For best experience please turn on javascript and use a modern browser!

The VVE series concludes with a discussion on the implications of the crisis for the EU in general. Will the EU emerge stronger from the crisis, e.g. with a larger budget, more powers to coordinate public health, and reinforced solidarity within the Eurozone? Or will the EU’s inability to reach agreement and take the lead on critical issues result in a long-term weakening of its internal authority and external influence?

Detail Summary
Date 27 May 2020
Time 20:00 -21:00

About the speakers

Jonathan Zeitlin is Distinguished Faculty Professor of Public Policy and Governance at the UvA and ACES Academic Director. His current research focuses on new forms of “experimentalist” governance within and beyond the European Union, with particular emphasis on market regulation, environmental protection, and social policy. He has (co)authored or edited 17 books and more than 100 peer-reviewed journal articles and book chapters. His most recent book (co-edited with Francesco Nicoli) is The European Union Beyond the Polycrisis? Integration and Politicization in an Age of Shifting Cleavages (Routledge 2020).

Frank Vandenbroucke is University Professor at the UvA. He also teaches at the University of Antwerp, where he holds the Herman Deleck Chair. His research focuses on the impact of the EU on the development of social and employment policy in the EU Member States. He was Minister for Social Security, Health Insurance, Pensions and Employment in the Belgian Federal Government (1999-2004), and Minister of Education and Employment in the Flemish Regional Government (2004-2009). Vandenbroucke was closely involved with the launching of the EU’s Lisbon Strategy in 2000, notably with the development of its social dimension.

Theresa Kuhn is Associate Professor of Political Science at the University of Amsterdam. She previously worked as a postdoctoral research fellow at Nuffield College, Oxford. Theresa's current project Boundaries of Solidarity, funded by an NWO Veni Grant, analyses transnational solidarity in the European sovereign debt crisis using laboratory experiments and opinion surveys. In a NORFACE-funded research project, she researches migrants' attitudes and expectations towards the welfare state. 

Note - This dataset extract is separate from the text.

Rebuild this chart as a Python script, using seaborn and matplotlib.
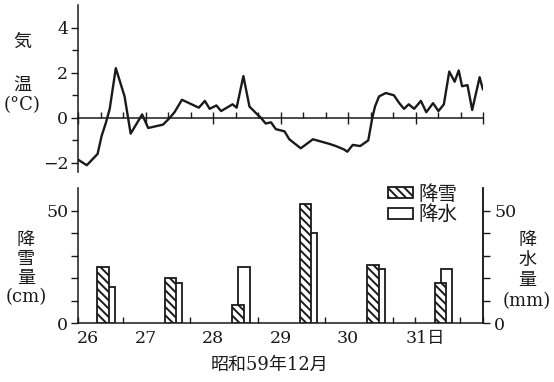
import numpy as np
import pandas as pd
import matplotlib
matplotlib.use("Agg")
import matplotlib.pyplot as plt
from matplotlib.patches import Patch
from matplotlib.ticker import MultipleLocator, FixedLocator
import seaborn as sns

sns.set_theme(style="white")
plt.rcParams["font.family"] = ["DejaVu Serif", "Noto Sans CJK JP"]
plt.rcParams["axes.unicode_minus"] = True
plt.rcParams["hatch.linewidth"] = 1.4

# Air temperature, 26-31 Dec (x in fractional days)
temp_day = [26.00, 26.13, 26.29, 26.35, 26.41, 26.47, 26.56, 26.69, 26.78, 26.95,
            27.04, 27.26, 27.36, 27.43, 27.54, 27.79, 27.88, 27.95, 28.05, 28.12,
            28.29, 28.35, 28.45, 28.54, 28.64, 28.71, 28.78, 28.86, 28.93, 29.06,
            29.13, 29.30, 29.48, 29.72, 29.82, 29.94, 29.99, 30.07, 30.18, 30.30,
            30.36, 30.40, 30.46, 30.56, 30.68, 30.76, 30.83, 30.90, 30.98, 31.08,
            31.16, 31.26, 31.34, 31.42, 31.50, 31.58, 31.64, 31.69, 31.77, 31.84,
            31.95, 32.00]
temp_c = [-1.85, -2.1, -1.6, -0.8, -0.25, 0.4, 2.2, 0.95, -0.7, 0.15,
          -0.45, -0.3, 0.0, 0.25, 0.8, 0.45, 0.75, 0.4, 0.55, 0.3,
          0.6, 0.45, 1.85, 0.5, 0.2, 0.0, -0.25, -0.2, -0.5, -0.6,
          -0.95, -1.35, -0.95, -1.15, -1.25, -1.4, -1.5, -1.2, -1.25, -1.0,
          0.0, 0.5, 0.95, 1.1, 1.0, 0.65, 0.4, 0.6, 0.4, 0.75,
          0.25, 0.65, 0.3, 0.6, 2.05, 1.6, 2.1, 1.4, 1.45, 0.35,
          1.8, 1.25]

# Daily snowfall (cm) and precipitation (mm)
days = [26, 27, 28, 29, 30, 31]
snow_cm = [25, 20, 8, 53, 26, 18]
precip_mm = [16, 18, 25, 40, 24, 24]

day_labels = ["26", "27", "28", "29", "30", "31日"]
day_label_pos = [26.15, 27, 28, 29, 30, 31.15]

temp_df = pd.DataFrame({"day": temp_day, "temp": temp_c})
snow_df = pd.DataFrame({"x": [d + 0.37 for d in days], "v": snow_cm})
rain_df = pd.DataFrame({"x": [d + 0.46 for d in days], "v": precip_mm})

fig = plt.figure(figsize=(5.54, 3.82), dpi=100)
fig.patch.set_facecolor("white")

L, W = 78 / 554, 405 / 554
ax_t = fig.add_axes([L, 1 - 172 / 382, W, 167 / 382])
ax_b = fig.add_axes([L, 1 - 323 / 382, W, 135 / 382])

lw_axis = 1.1
ink = "#1a1a1a"
num_size = 12.5

# ---- temperature panel ----
sns.lineplot(data=temp_df, x="day", y="temp", ax=ax_t, color=ink, lw=1.7,
             estimator=None, sort=False)
ax_t.set_xlim(26, 32)
ax_t.set_ylim(-2.4, 5.0)
for s in ["top", "right"]:
    ax_t.spines[s].set_visible(False)
ax_t.spines["left"].set_color(ink)
ax_t.spines["left"].set_linewidth(lw_axis)
ax_t.spines["bottom"].set_position(("data", 0))
ax_t.spines["bottom"].set_color(ink)
ax_t.spines["bottom"].set_linewidth(lw_axis)
ax_t.set_yticks([-2, 0, 2, 4])
ax_t.set_yticklabels(["−2", "0", "2", "4"])
ax_t.yaxis.set_minor_locator(FixedLocator([-1, 1, 3]))
ax_t.tick_params(axis="y", which="major", direction="out", length=5, width=1,
                 color=ink, labelsize=num_size, pad=2, left=True, labelcolor=ink)
ax_t.tick_params(axis="y", which="minor", direction="out", length=4, width=1,
                 color=ink, left=True)
ax_t.set_xticks(days + [32])
ax_t.xaxis.set_minor_locator(MultipleLocator(1 / 3))
ax_t.tick_params(axis="x", which="major", direction="inout", length=8, width=1,
                 color=ink, bottom=True, labelbottom=False)
ax_t.tick_params(axis="x", which="minor", direction="in", length=4, width=1,
                 color=ink, bottom=True)
ax_t.set_xlabel("")
ax_t.set_ylabel("")
ax_t.patch.set_alpha(0)

# ---- snow / precipitation panel ----
sns.barplot(data=rain_df, x="x", y="v", native_scale=True, width=0.17,
            color="white", saturation=1, edgecolor=ink, linewidth=1.3,
            errorbar=None, ax=ax_b, zorder=3)
sns.barplot(data=snow_df, x="x", y="v", native_scale=True, width=0.17,
            color="white", saturation=1, edgecolor=ink, linewidth=1.3,
            errorbar=None, ax=ax_b, zorder=4, hatch="\\\\\\\\")
ax_b.set_xlim(26, 32)
ax_b.set_ylim(0, 60)
ax_b.spines["top"].set_visible(False)
for s in ["left", "right", "bottom"]:
    ax_b.spines[s].set_color(ink)
    ax_b.spines[s].set_linewidth(lw_axis)
ax_b.set_yticks([0, 50])
ax_b.yaxis.set_minor_locator(FixedLocator([10, 20, 30, 40]))
ax_b.tick_params(axis="y", which="both", direction="out", length=5, width=1,
                 color=ink, left=True, labelsize=num_size, pad=2, labelcolor=ink)
ax_b.set_xticks(day_label_pos)
ax_b.set_xticklabels(day_labels)
ax_b.xaxis.set_minor_locator(FixedLocator(np.arange(26, 32.01, 1 / 3)))
ax_b.tick_params(axis="x", which="major", length=0, labelsize=num_size, pad=5,
                 labelcolor=ink)
ax_b.tick_params(axis="x", which="minor", direction="in", length=4, width=1,
                 color=ink, bottom=True)
ax_b.set_xlabel("")
ax_b.set_ylabel("")
ax_b.patch.set_alpha(0)

ax_r = ax_b.twinx()
ax_r.set_ylim(0, 60)
for s in ["top", "left", "bottom"]:
    ax_r.spines[s].set_visible(False)
ax_r.spines["right"].set_color(ink)
ax_r.spines["right"].set_linewidth(lw_axis)
ax_r.set_yticks([0, 50])
ax_r.yaxis.set_minor_locator(FixedLocator([10, 20, 30, 40]))
ax_r.tick_params(axis="y", which="both", direction="out", length=5, width=1,
                 color=ink, right=True, labelsize=num_size, pad=3, labelcolor=ink)
ax_r.grid(False)

# legend
handles = [Patch(facecolor="white", edgecolor=ink, hatch="\\\\\\\\", lw=1.3),
           Patch(facecolor="white", edgecolor=ink, lw=1.3)]
leg = ax_b.legend(handles, ["降雪", "降水"], loc="upper left",
                  bbox_to_anchor=(0.745, 1.08), frameon=False, fontsize=14,
                  handlelength=1.3, handleheight=0.5, handletextpad=0.3,
                  labelspacing=0.1, borderaxespad=0)
for t in leg.get_texts():
    t.set_color(ink)

# side labels, written vertically
def vlabel(x, ys, chars, size=13):
    for y, c in zip(ys, chars):
        fig.text(x / 554, 1 - y / 382, c, ha="center", va="center",
                 fontsize=size, color=ink)

vlabel(22, [42, 85, 105], ["気", "温", "(°C)"])
vlabel(26, [240, 259, 278, 297], ["降", "雪", "量", "(cm)"])
vlabel(527, [240, 260, 280, 301], ["降", "水", "量", "(mm)"])

fig.text(270 / 554, 1 - 365 / 382, "昭和59年12月", ha="center", va="center",
         fontsize=13, color=ink)

fig.savefig("out.png", dpi=100, facecolor="white")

Erik Jones is Director of European and Eurasian Studies and Professor of European Studies and International Political Economy at the Paul H. Nitze School of Advanced International Studies of the Johns Hopkins University. He is also Senior Research Associate at the Istituto per gli studi di politica internazionale (ISPI), Milan. He has written extensively on European monetary integration and macroeconomic governance and has been active in public debates about the European response to the global economic and financial crisis. He is editor or co-editor of more than twenty books or special issues of journals on European politics and political economy including The Oxford Handbook of the European Union (2012) and The Oxford Handbook of Italian Politics (2015).

Christina Eckes (moderator) is Professor of European Law at the University of Amsterdam and Director of the Amsterdam Centre for European Law and Governance (ACELG).

About Virtual Visions of Europe: Pandemic Politics and Corona Crisis Response

ACES and SPUI25 have joined forces to organize a series of five roundtables: a Virtual Visions of Europe Series on Pandemic Politics and Corona Crisis Response. In each roundtable ACES experts and external guests discuss the pandemic from a specific angle. From 29 April to 27 May we stage a roundtable every Wednesday night at 20:00.

The virtual roundtables are organized in Zoom. If you want to participate in the live session you need to install Zoom on your computer. You can register for each roundtable at the below registration button. After registration you will receive a Zoom link and password. If you prefer not to use Zoom you can watch the event from the next day onwards on YouTube, via

Background Virtual Visions of Europe

The current Covid-19 pandemic confronts the European Union and its member states with unprecedented challenges. Public health ‘competition’ between countries instead of cooperation, leading to the closing of borders even in the Schengen zone. An economic slump unfolding on a scale not seen since the 1930s. Ever-increasing north-south and east-west divides in Europe. These challenges come on top of the ‘polycrisis’ experienced by the EU and its member states over the past decade: first the financial and euro crises, then the refugee and migration crises, followed by Brexit, alongside rising euroskepticism and attacks on the rule of law in a growing number of member states.  At the same time, the global order within which the EU operates is increasingly challenged by the hostility of nationalist leaders such as Putin and Trump, but also the re-positioning of China in global affairs.

How will the European Union emerge from this crisis? Will the Union come out stronger, with a larger budget, more powers to coordinate public health measures, and reinforced solidarity within the Eurozone? Or will the EU’s inability to reach agreement and take the lead on critical issues in fighting Covid-19 result in a long-term weakening of its internal authority and external influence, or even a full-scale collapse of the European project, as Emmanuel Macron has warned?